A Woman Under the Influence (1974)

His later films, The Killing of a Chinese Bookie (1976), Opening Night (1977) and Love Streams (1984) called for a similarly scrappy approach and many favours from long term collaborators, and have gone on to inspire directing giants such as Martin Scorsese and Paul Thomas Anderson.

It’s funny, we always hear about the influence of The French New Wave and people like Truffaut and Godard, but Cassavates made Shadows three years before Godard’s Breathless. He was truly pioneering, ripping up the playbook and paving the way for countless filmmakers who would follow him. Today we can see his lasting influence in the work of the Safdie Brothers who named Shadows, Faces, A Woman Under the Influence, The Killing of a Chinese Bookie and Opening Night in their Top 10 films on the Criterion Collection. We also have him to thank for the work of Lars Von Trier and the Dogme 95 Movement, who were inspired by his minimal intervention and character-driven plots. The Celebration (1998), which is often touted as the first film of the Dogme 95 movement, is a gripping, twisted family drama of which Cassavetes would be proud.

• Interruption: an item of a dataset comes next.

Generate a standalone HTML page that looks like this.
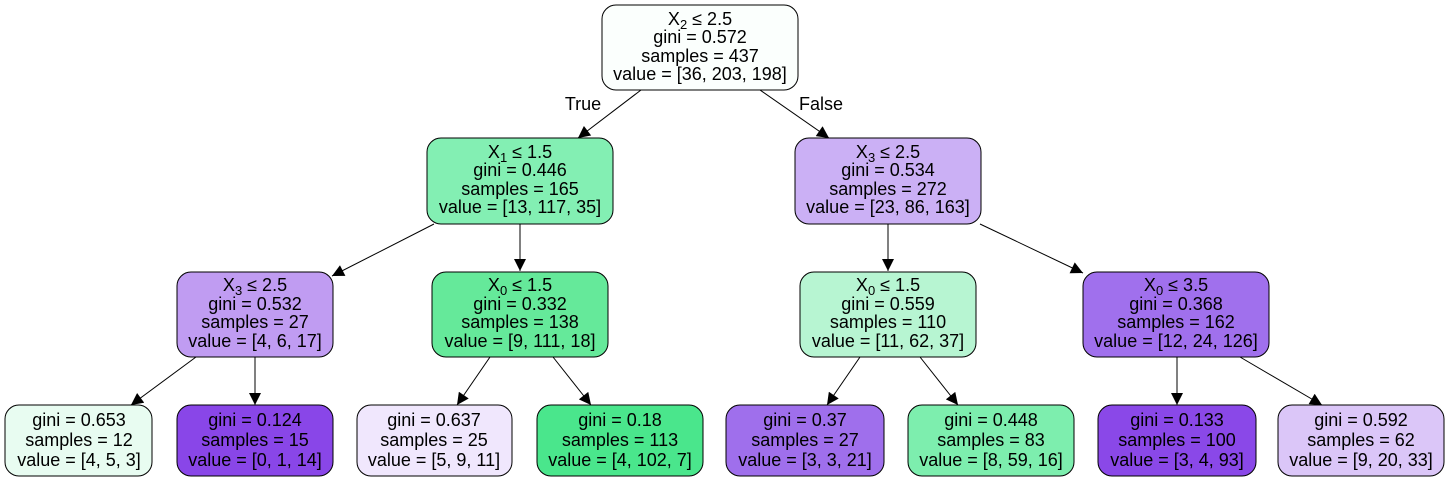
<!DOCTYPE html>
<html><head><meta charset="utf-8"><style>
html,body{margin:0;padding:0;background:#fff;}
svg{display:block;}
text{font-family:"Liberation Sans",sans-serif;font-size:18px;fill:#000;text-anchor:middle;}
.b{stroke:#000;stroke-width:1;}
</style></head><body>
<svg width="1450" height="481" viewBox="0 0 1450 481">
<defs><marker id="a" viewBox="0 0 10 10" refX="10" refY="5" markerWidth="14" markerHeight="12" markerUnits="userSpaceOnUse" orient="auto"><path d="M0,0L10,5L0,10z" fill="#000"/></marker></defs>
<g stroke="#000" stroke-width="1" fill="none">
<line x1="641" y1="90" x2="578" y2="138" marker-end="url(#a)"/>
<line x1="760" y1="90" x2="829" y2="138" marker-end="url(#a)"/>
<line x1="434" y1="224" x2="332" y2="276" marker-end="url(#a)"/>
<line x1="520" y1="224" x2="520" y2="271" marker-end="url(#a)"/>
<line x1="888" y1="224" x2="888" y2="271" marker-end="url(#a)"/>
<line x1="980" y1="224" x2="1083" y2="273" marker-end="url(#a)"/>
<line x1="196" y1="357" x2="131" y2="405" marker-end="url(#a)"/>
<line x1="255" y1="357" x2="255" y2="405" marker-end="url(#a)"/>
<line x1="490" y1="357" x2="457" y2="405" marker-end="url(#a)"/>
<line x1="553" y1="357" x2="591" y2="405" marker-end="url(#a)"/>
<line x1="860" y1="357" x2="827" y2="405" marker-end="url(#a)"/>
<line x1="920" y1="357" x2="958" y2="405" marker-end="url(#a)"/>
<line x1="1177" y1="357" x2="1177" y2="405" marker-end="url(#a)"/>
<line x1="1240" y1="357" x2="1322" y2="405" marker-end="url(#a)"/>
</g>
<text x="583" y="110">True</text>
<text x="821" y="110">False</text>

<rect class="b" x="602" y="5" width="196" height="85" rx="14" fill="#fbfffd"/>
<text x="700" y="25">X<tspan font-size="13" dy="4">2</tspan><tspan dy="-4"> ≤ 2.5</tspan></text>
<text x="700" y="43">gini = 0.572</text><text x="700" y="62">samples = 437</text><text x="700" y="80">value = [36, 203, 198]</text>

<rect class="b" x="427" y="138" width="186" height="86" rx="14" fill="#83efb3"/>
<text x="520" y="158">X<tspan font-size="13" dy="4">1</tspan><tspan dy="-4"> ≤ 1.5</tspan></text>
<text x="520" y="176">gini = 0.446</text><text x="520" y="195">samples = 165</text><text x="520" y="213">value = [13, 117, 35]</text>

<rect class="b" x="795" y="138" width="186" height="86" rx="14" fill="#cbb0f5"/>
<text x="888" y="158">X<tspan font-size="13" dy="4">3</tspan><tspan dy="-4"> ≤ 2.5</tspan></text>
<text x="888" y="176">gini = 0.534</text><text x="888" y="195">samples = 272</text><text x="888" y="213">value = [23, 86, 163]</text>

<rect class="b" x="177" y="272" width="156" height="85" rx="14" fill="#c09cf2"/>
<text x="255" y="291">X<tspan font-size="13" dy="4">3</tspan><tspan dy="-4"> ≤ 2.5</tspan></text>
<text x="255" y="310">gini = 0.532</text><text x="255" y="328">samples = 27</text><text x="255" y="347">value = [4, 6, 17]</text>

<rect class="b" x="432" y="272" width="176" height="85" rx="14" fill="#65e99a"/>
<text x="520" y="291">X<tspan font-size="13" dy="4">0</tspan><tspan dy="-4"> ≤ 1.5</tspan></text>
<text x="520" y="310">gini = 0.332</text><text x="520" y="328">samples = 138</text><text x="520" y="347">value = [9, 111, 18]</text>

<rect class="b" x="800" y="272" width="176" height="85" rx="14" fill="#b7f5d2"/>
<text x="888" y="291">X<tspan font-size="13" dy="4">0</tspan><tspan dy="-4"> ≤ 1.5</tspan></text>
<text x="888" y="310">gini = 0.559</text><text x="888" y="328">samples = 110</text><text x="888" y="347">value = [11, 62, 37]</text>

<rect class="b" x="1083" y="272" width="186" height="85" rx="14" fill="#a070ed"/>
<text x="1176" y="291">X<tspan font-size="13" dy="4">0</tspan><tspan dy="-4"> ≤ 3.5</tspan></text>
<text x="1176" y="310">gini = 0.368</text><text x="1176" y="328">samples = 162</text><text x="1176" y="347">value = [12, 24, 126]</text>

<rect class="b" x="5" y="405" width="147" height="71" rx="14" fill="#e8fcf1"/>
<text x="79" y="426">gini = 0.653</text><text x="79" y="446">samples = 12</text><text x="79" y="466">value = [4, 5, 3]</text>

<rect class="b" x="177" y="405" width="156" height="71" rx="14" fill="#8946e8"/>
<text x="255" y="426">gini = 0.124</text><text x="255" y="446">samples = 15</text><text x="255" y="466">value = [0, 1, 14]</text>

<rect class="b" x="357" y="405" width="155" height="71" rx="14" fill="#f0e7fd"/>
<text x="434" y="426">gini = 0.637</text><text x="434" y="446">samples = 25</text><text x="434" y="466">value = [5, 9, 11]</text>

<rect class="b" x="537" y="405" width="166" height="71" rx="14" fill="#4ae68c"/>
<text x="620" y="426">gini = 0.18</text><text x="620" y="446">samples = 113</text><text x="620" y="466">value = [4, 102, 7]</text>

<rect class="b" x="726" y="405" width="158" height="71" rx="14" fill="#9f6fec"/>
<text x="805" y="426">gini = 0.37</text><text x="805" y="446">samples = 27</text><text x="805" y="466">value = [3, 3, 21]</text>

<rect class="b" x="908" y="405" width="166" height="71" rx="14" fill="#7deeae"/>
<text x="991" y="426">gini = 0.448</text><text x="991" y="446">samples = 83</text><text x="991" y="466">value = [8, 59, 16]</text>

<rect class="b" x="1098" y="405" width="158" height="71" rx="14" fill="#8a48e8"/>
<text x="1177" y="426">gini = 0.133</text><text x="1177" y="446">samples = 100</text><text x="1177" y="466">value = [3, 4, 93]</text>

<rect class="b" x="1278" y="405" width="166" height="71" rx="14" fill="#dbc6f8"/>
<text x="1361" y="426">gini = 0.592</text><text x="1361" y="446">samples = 62</text><text x="1361" y="466">value = [9, 20, 33]</text>
</svg>
</body></html>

The Independent Spirit John Cassavetes Award is presented to up and coming filmmakers each year in acknowledgment of his contributions to independent cinema, a legacy which has prompted many aspiring artists to stop resting on their laurels. It was the experience of seeing Shadows, in fact, that Scorsese credits as his call to action. ‘When I saw Shadows with the camera right in that house giving such a direct communication with the human experience, with conflict and love and all of this, it was as if there was no camera there at all, as if you were living with these people. Once we saw that, we all realised that you can’t sit around and talk about making a film, you gotta just go do it.’

When Cassavetes made that radio show appearance back in 1956, not only did he set the wheels of his own career in motion, but he showed countless people what was possible with a lot of passion and a little bit of nerve.